Такая картина мира характерна для еврейской литературы XX века — особенно для литературы на идише. Трагедия прошлого, которое не может передать себя будущему, присутствует у таких разных авторов, как Башевис Зингер и Граде. Но как раз у Агнона, во всяком случае в тех произведениях Агнона, которые вошли в книгу, ее нет. В отличие от писателей‑идишистов, он пишет на языке, имеющем прочное настоящее и обеспеченное будущее, он живет в стране, где чтение Торы и соблюдение кашрута — такая же бытовая вещь, как хамсин. Прошлое, в том числе тысячелетнее, присутствует там в бесконечном настоящем, как и эсхатологическое будущее.
Лавочники закрывают свои лавки и добавляют замок к замку по причине воров, которые размножились в Иерусалиме. Несутся по улицам автомобили, и, под стать им, несутся прохожие, протискиваясь на бегу сквозь толпы женщин, торгующих всякой мелочью, и мужчин, продающих веники и метлы, и нищих, стоящих с протянутой рукой, и музыкантов, играющих на флейте, и всевозможных реформаторов мира, и разных безумцев с безумицами, и вихрастых подростков, развешивающих объявления, и степенных продавцов, выкрикивающих низкие цены, и тут же крутятся в этой толпе собаки, потерявшие своих хозяев, и хозяева, потерявшие своих собак… А граммофон вопит: «Как прекрасны шатры твои, Иаков», — а напротив радио поет: «Как счастлив ты, Израиль».
Более того: даже Холокост в этом мире не воспринимается как нечто окончательное, рубежное, роковое. Это просто очередные гонения, очередные убийства, выгнавшие очередную группу евреев из Европы и способствовавшие ее восхождению в Страну. Экзистенциальный фон житейских конфликтов оказывается на первый взгляд даже чрезмерно благополучным для литературы XX века — особенно для еврейской. Это ощущение возникает при чтении реалистических любовных рассказов «Развод доктора» и «Песчаный холм».

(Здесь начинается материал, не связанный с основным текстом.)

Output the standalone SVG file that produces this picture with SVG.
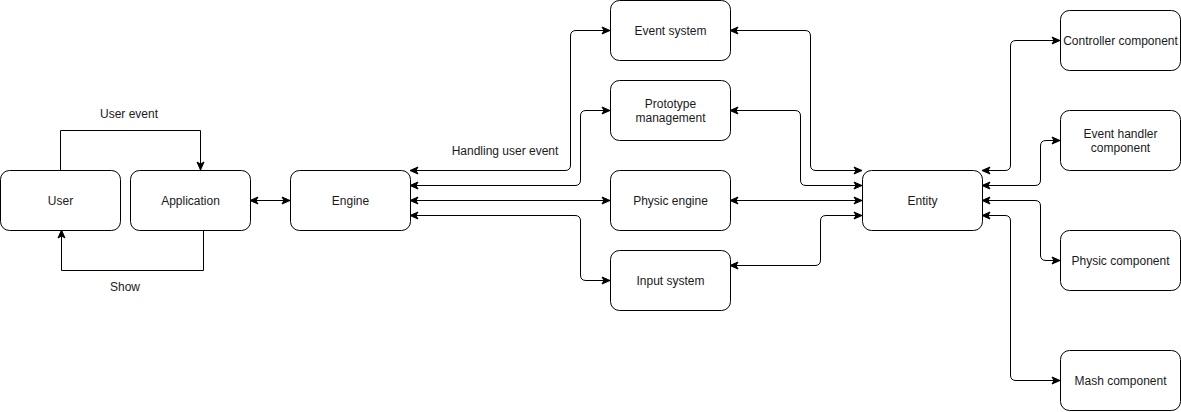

Другое дело рассказы‑притчи. Драматизм придает им проблематизация самого жанра. Только один из включенных в книгу рассказов такого типа — «С квартиры на квартиру» — обладает связным, завершенным сюжетом, из которого можно извлечь некую «мораль». Да еще «Вечный мир» — политический текст со сравнительно легко читаемым ключом. Во всех остальных случаях и притчевый сюжет, и стоящая за ним картина мира подвергаются если не «деконструкции», то искажению в некоем кривом зеркале. Проще всего, если перед нами (как в заглавной повести «Под знаком рыб») просто тонкая пародия на благочестивую хронику — со множеством литературных отсылок: и к мировой литературе (не столько к Гоголю, упомянутому в предисловии, сколько к Рабле и Стерну), и к еврейской традиции — но тут жалеешь, что книге не хватает глубокого и подробного комментария. Страннее, а может быть, и многозначнее «Целая буханка», где спор за душу героя двух персонажей, явно олицетворяющих добро и зло, обрывается на полуслове. Или «Письмо», где странный диалог рассказчика (то ли это alter ego автора, то ли «старинный» еврей чуть ли не из квартала Меа Шеарим, — между прочим, одна из житейских масок Агнона) и покойного господина Кляйна (не то благодетеля страждущих, не то лицемера) идет на фоне хронологически прозрачного, разновременного Иерусалима. Или такие рассказы, как «К доктору» или «Документ», в которых кафкианская антипритча (стилистическая база тут очевидна) превращается в некий сон без конца и начала. Или рассказ «Навсегда» — притчу с неожиданным реально‑историческим ключом (и это, кстати, единственное во всей книге место, где тема Холокоста звучит в полный голос).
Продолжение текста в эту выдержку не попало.